Does the Venerable Watts seriously expect me to just reinterpret the abject trauma that I am subjected to? Perhaps this is all that is called for here, but perhaps I am still too immature to see that it is so. On the other hand, it is also possible that life is a frivolous pursuit, and that the suffering of these countless beings ultimately serves no end and no higher purpose. It suffices to conclude this purge by saying that I am on the verge of giving up on all of life’s reinterpretations. I shall learn to effortlessly surf without thought or mind, ever gliding ahead of a crashing wave and balancing carefully against the crosswinds. I think the ultimate release will only come once I truly stop giving a shit. So long as I have not caught the wave, I am at the mercy of Poseidon’s wrath.

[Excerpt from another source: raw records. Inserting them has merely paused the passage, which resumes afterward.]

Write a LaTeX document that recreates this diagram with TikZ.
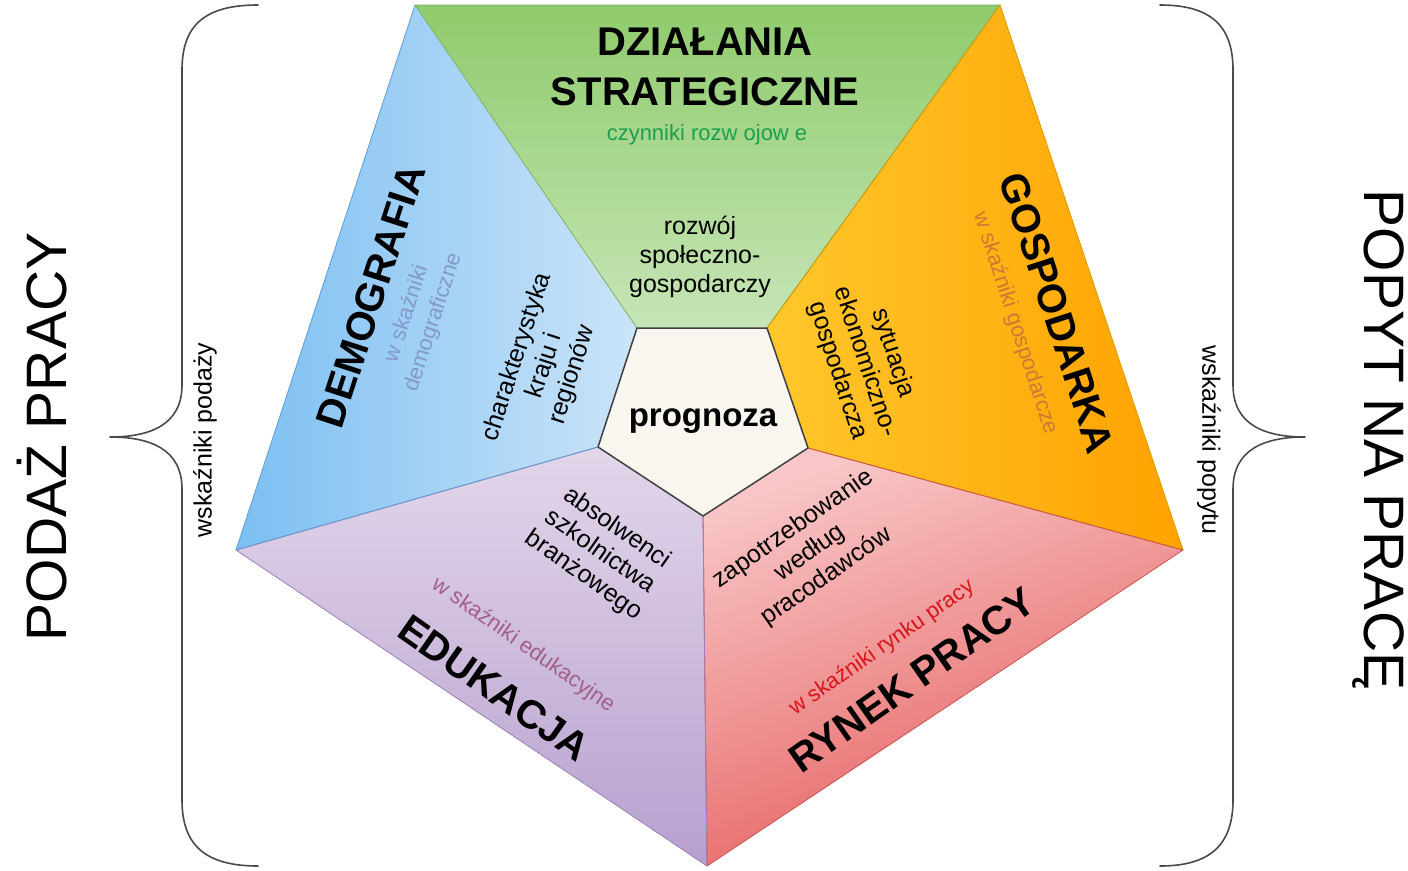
\documentclass[tikz,border=0pt]{standalone}
\usepackage{fontspec}
\setmainfont{Liberation Sans}
\definecolor{grT}{HTML}{8FCB6C}
\definecolor{grB}{HTML}{C7E5B7}
\definecolor{grE}{HTML}{7FB060}
\definecolor{blL}{HTML}{7CBFF2}
\definecolor{blR}{HTML}{CBE4F8}
\definecolor{blE}{HTML}{5E9BD5}
\definecolor{orL}{HTML}{FFC72C}
\definecolor{orR}{HTML}{FFA200}
\definecolor{orE}{HTML}{D99A00}
\definecolor{rdL}{HTML}{F8C6C6}
\definecolor{rdR}{HTML}{E55B5B}
\definecolor{rdE}{HTML}{C94F4F}
\definecolor{puT}{HTML}{E2D6EA}
\definecolor{puB}{HTML}{B7A0CF}
\definecolor{puE}{HTML}{9B7FB5}
\definecolor{core}{HTML}{F8F6EF}
\definecolor{coreE}{HTML}{404040}
\definecolor{txGreen}{HTML}{1A9F50}
\definecolor{txBlue}{HTML}{8499C9}
\definecolor{txOrange}{HTML}{CC7A33}
\definecolor{txPurple}{HTML}{A45E8A}
\definecolor{txRed}{HTML}{D9141A}
\definecolor{braceC}{HTML}{4A4A4A}
\begin{document}
\begin{tikzpicture}[x=1pt,y=-1pt,
  seg/.style={line width=0.8pt, line join=round},
  title/.style={font=\bfseries\fontsize{40}{50}\selectfont, inner sep=0pt, align=center},
  sub/.style={font=\fontsize{22}{28}\selectfont, inner sep=0pt, align=center},
  item/.style={font=\fontsize{25}{29}\selectfont, inner sep=0pt, align=center},
  side/.style={font=\fontsize{57}{60}\selectfont, inner sep=0pt},
  sidesub/.style={font=\fontsize{25}{28}\selectfont, inner sep=0pt},
  brace/.style={draw=braceC, line width=1.6pt, line cap=round, line join=round}]
\useasboundingbox (0,0) rectangle (1408,870);
% vertices
\coordinate (oTL) at (415,5);
\coordinate (oTR) at (1000,5);
\coordinate (oR) at (1183,550);
\coordinate (oB) at (707,866);
\coordinate (oL) at (236,550);
\coordinate (iTL) at (637,328);
\coordinate (iTR) at (767,328);
\coordinate (iR) at (808,448);
\coordinate (iB) at (703,516);
\coordinate (iL) at (598,447);
% segments
\shade[top color=grT, bottom color=grB] (oTL) -- (oTR) -- (iTR) -- (iTL) -- cycle;
\shade[left color=orL, right color=orR] (oTR) -- (oR) -- (iR) -- (iTR) -- cycle;
\shade[top color=rdL, bottom color=rdR, shading angle=20] (oR) -- (oB) -- (iB) -- (iR) -- cycle;
\shade[top color=puT, bottom color=puB] (oB) -- (oL) -- (iL) -- (iB) -- cycle;
\shade[left color=blL, right color=blR] (oL) -- (oTL) -- (iTL) -- (iL) -- cycle;
\draw[seg, grE] (iTL) -- (oTL) -- (oTR) -- (iTR);
\draw[seg, orE] (iTR) -- (oTR) -- (oR) -- (iR);
\draw[seg, rdE] (iR) -- (oR) -- (oB) -- (iB);
\draw[seg, puE] (iB) -- (oB) -- (oL) -- (iL);
\draw[seg, blE] (iL) -- (oL) -- (oTL);
% core
\filldraw[fill=core, draw=coreE, line width=1.5pt, line join=round] (iTL) -- (iTR) -- (iR) -- (iB) -- (iL) -- cycle;
\node[font=\bfseries\fontsize{33}{36}\selectfont, inner sep=0pt] (prog) at (703,421) {prognoza};
% green
\node[title] (ds) at (705,67) {DZIAŁANIA\\STRATEGICZNE};
\node[sub, text=txGreen] (czyn) at (707,135) {czynniki rozw ojow e};
\node[item] (rozw) at (700,257) {rozwój\\społeczno-\\gospodarczy};
% blue
\node[title, rotate=72] (demo) at (371,296) {DEMOGRAFIA};
\node[sub, text=txBlue, rotate=72] (demoW) at (420,318) {w skaźniki\\demograficzne};
\node[item, rotate=72] (char) at (545,366) {charakterystyka\\kraju i\\regionów};
% orange
\node[title, rotate=-72] (gosp) at (1057,313) {GOSPODARKA};
\node[sub, text=txOrange, rotate=-72] (gospW) at (1015,323) {w skaźniki gospodarcze};
\node[item, rotate=-72] (syt) at (865,362) {sytuacja\\ekonomiczno-\\gospodarcza};
% purple
\node[title, rotate=-35] (edu) at (494,688) {EDUKACJA};
\node[sub, text=txPurple, rotate=-35] (eduW) at (523,645) {w skaźniki edukacyjne};
\node[item, rotate=-35] (abs) at (600,552) {absolwenci\\szkolnictwa\\branżowego};
% red
\node[title, rotate=35] (ryn) at (912,680) {RYNEK PRACY};
\node[sub, text=txRed, rotate=35] (rynW) at (882,648) {w skaźniki rynku pracy};
\node[item, rotate=35] (zap) at (810,553) {zapotrzebowanie\\według\\pracodawców};
% braces
\draw[brace] (258,5) .. controls (205,5) and (182,25) .. (182,70) -- (182,385)
  .. controls (182,425) and (150,437) .. (110,437)
  .. controls (150,437) and (182,449) .. (182,489) -- (182,800)
  .. controls (182,845) and (205,866) .. (258,866);
\draw[brace] (1160,5) .. controls (1210,5) and (1233,25) .. (1233,70) -- (1233,385)
  .. controls (1233,425) and (1265,437) .. (1305,437)
  .. controls (1265,437) and (1233,449) .. (1233,489) -- (1233,800)
  .. controls (1233,845) and (1210,866) .. (1160,866);
% side labels
\node[side, rotate=90] (podaz) at (42,437) {PODAŻ PRACY};
\node[sidesub, rotate=90] (wpod) at (205,440) {wskaźniki podaży};
\node[side, rotate=-90] (popyt) at (1378,440) {POPYT NA PRACĘ};
\node[sidesub, rotate=-90] (wpop) at (1209,440) {wskaźniki popytu};
\end{tikzpicture}
\end{document}
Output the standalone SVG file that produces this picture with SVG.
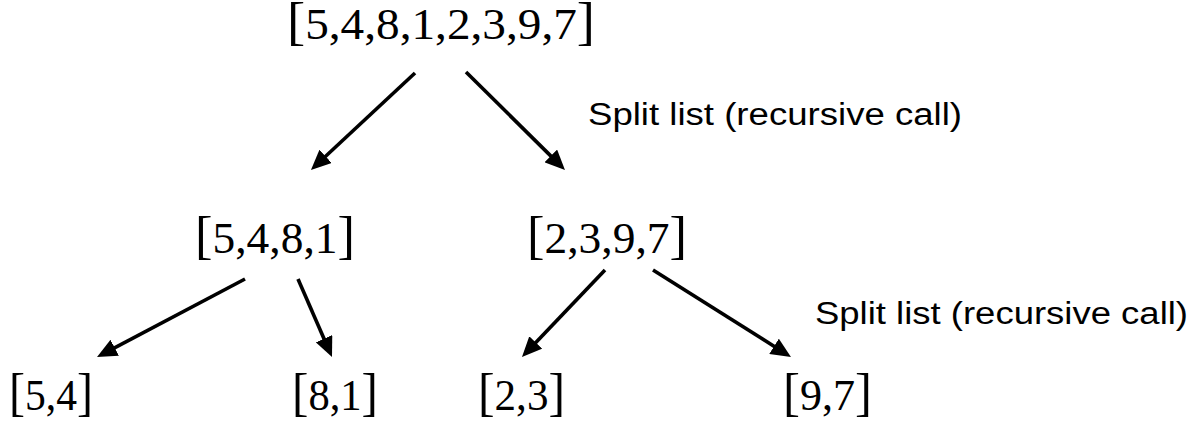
<svg xmlns="http://www.w3.org/2000/svg" width="1191" height="423" viewBox="0 0 1191 423">
  <style>
    .list { font-family: "Liberation Serif", "Times New Roman", serif; font-size: 45px; fill: #000; }
    .br { font-size: 52px; }
    .note { font-family: "Liberation Sans", Arial, sans-serif; font-size: 31px; fill: #000; }
    .edge { stroke: #000; stroke-width: 3.6; fill: none; marker-end: url(#head); }
  </style>
  <defs>
    <marker id="head" viewBox="0 0 20 18" markerWidth="20" markerHeight="18" refX="12" refY="9" orient="auto" markerUnits="userSpaceOnUse">
      <path d="M0,0 L20,9 L0,18 Z" fill="#000"/>
    </marker>
  </defs>
  <rect width="1191" height="423" fill="#fff"/>

  <!-- split arrows -->
  <g id="connectors">
    <line class="edge" x1="415" y1="73" x2="316.8" y2="164.5"/>
    <line class="edge" x1="466" y1="72" x2="559.3" y2="164.4"/>
    <line class="edge" x1="245" y1="279" x2="104.1" y2="353.3"/>
    <line class="edge" x1="298" y1="279" x2="328.8" y2="349.7"/>
    <line class="edge" x1="605" y1="270" x2="527.5" y2="351.2"/>
    <line class="edge" x1="653" y1="270" x2="784.2" y2="352.7"/>
  </g>

  <!-- list nodes -->
  <g id="root"><text class="list" x="287" y="39" textLength="308" lengthAdjust="spacingAndGlyphs"><tspan class="br">[</tspan>5,4,8,1,2,3,9,7<tspan class="br">]</tspan></text></g>
  <g id="left"><text class="list" x="195" y="253" textLength="160" lengthAdjust="spacingAndGlyphs"><tspan class="br">[</tspan>5,4,8,1<tspan class="br">]</tspan></text></g>
  <g id="right"><text class="list" x="527" y="253" textLength="160" lengthAdjust="spacingAndGlyphs"><tspan class="br">[</tspan>2,3,9,7<tspan class="br">]</tspan></text></g>
  <g id="leaf-54"><text class="list" x="9" y="410" textLength="84" lengthAdjust="spacingAndGlyphs"><tspan class="br">[</tspan>5,4<tspan class="br">]</tspan></text></g>
  <g id="leaf-81"><text class="list" x="292" y="410" textLength="86" lengthAdjust="spacingAndGlyphs"><tspan class="br">[</tspan>8,1<tspan class="br">]</tspan></text></g>
  <g id="leaf-23"><text class="list" x="478" y="410" textLength="87" lengthAdjust="spacingAndGlyphs"><tspan class="br">[</tspan>2,3<tspan class="br">]</tspan></text></g>
  <g id="leaf-97"><text class="list" x="783" y="410" textLength="89" lengthAdjust="spacingAndGlyphs"><tspan class="br">[</tspan>9,7<tspan class="br">]</tspan></text></g>

  <!-- annotations -->
  <g id="note-1"><text class="note" x="588" y="125" textLength="374" lengthAdjust="spacingAndGlyphs">Split list (recursive call)</text></g>
  <g id="note-2"><text class="note" x="815" y="324" textLength="373" lengthAdjust="spacingAndGlyphs">Split list (recursive call)</text></g>
</svg>
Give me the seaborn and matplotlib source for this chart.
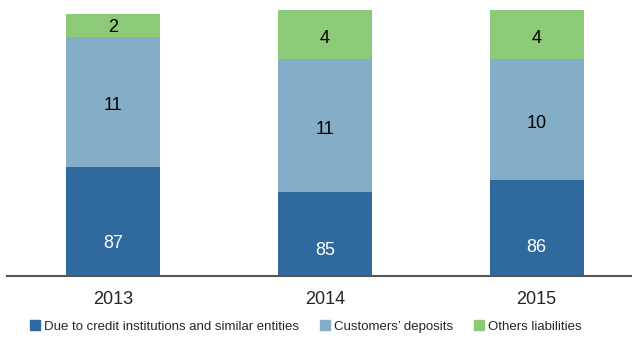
import pandas as pd
import matplotlib
matplotlib.use("Agg")
import matplotlib.pyplot as plt
import seaborn as sns
from matplotlib.patches import Patch

# Data
years = ["2013", "2014", "2015"]
# segment heights as drawn (bar size)
due_credit = [109, 84, 96]
cust_deposits = [130, 133, 121]
others = [23, 49, 49]
# printed shares (%)
due_credit_lbl = [87, 85, 86]
cust_deposits_lbl = [11, 11, 10]
others_lbl = [2, 4, 4]

series_names = ["Due to credit institutions and similar entities",
                "Customers\u2019 deposits", "Others liabilities"]
colors = ["#30699d", "#84aec8", "#8cca77"]

sns.set_style("white")
plt.rcParams["font.family"] = ["Liberation Sans", "DejaVu Sans"]

df = pd.DataFrame({"year": years, "due": due_credit,
                   "dep": cust_deposits, "oth": others})
df["b2"] = df["due"]
df["b3"] = df["due"] + df["dep"]

fig = plt.figure(figsize=(6.32, 3.38), dpi=100)
ax = fig.add_axes([7 / 632, 62 / 338, 625 / 632, 266 / 338])

w = 0.445
sns.barplot(data=df, x="year", y="due", color=colors[0], width=w,
            saturation=1, ax=ax, linewidth=0)
sns.barplot(data=df, x="year", y="dep", bottom=df["b2"], color=colors[1],
            width=w, saturation=1, ax=ax, linewidth=0)
sns.barplot(data=df, x="year", y="oth", bottom=df["b3"], color=colors[2],
            width=w, saturation=1, ax=ax, linewidth=0)

# value labels
for i in range(len(years)):
    ax.text(i, df["due"][i] * 0.3, str(due_credit_lbl[i]), ha="center",
            va="center", color="white", fontsize=13)
    ax.text(i, df["b2"][i] + df["dep"][i] * 0.47, str(cust_deposits_lbl[i]),
            ha="center", va="center", color="black", fontsize=13)
    ax.text(i, df["b3"][i] + df["oth"][i] * 0.42, str(others_lbl[i]),
            ha="center", va="center", color="black", fontsize=13)

ax.set_xlim(-0.5, 2.45)
ax.set_ylim(0, 266)
ax.set(xlabel="", ylabel="")
ax.set_yticks([])
for s in ["top", "right", "left"]:
    ax.spines[s].set_visible(False)
ax.spines["bottom"].set_color("#555555")
ax.spines["bottom"].set_linewidth(1.5)
ax.tick_params(axis="x", length=0, pad=11, labelsize=13)

handles = [Patch(color=c, label=n) for c, n in zip(colors, series_names)]
fig.legend(handles=handles, loc="lower left", bbox_to_anchor=(18 / 632, -0.02),
           ncol=3, frameon=False, fontsize=9.5, handlelength=0.75,
           handleheight=0.75, handletextpad=0.3, columnspacing=1.6)

plt.savefig("out.png", dpi=100)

And there I’ll struggle endlessly wondering ‘how?’ and ‘why me?’ But if I just yield and allow the greater powers to bend me to their will, I can be carried smoothly forward; there no longer remains a need to ponder whither must I go and how am I to act. This ‘life’ thing is, on the whole, an extremely delicate business – the most difficult art to master. But I am resigned to it, finally and completely. I cannot strive for anything any longer, as the sodium chloride coloring my cheeks bears witness. Kill me or lift me – I do not care anymore. Trample me underfoot, or place many at my disposal – it is of no consequence to me. I will go where I am bidden, and I shall bend where I am bent. Do with me as you please, O mighty Poseidon! – but please, spare me the trauma of thinking I can freely choose. Perhaps this confession is more accurately described as a prayer: may I be erased so utterly and so completely so that all what remains is nothing more than the stamp of the eternal.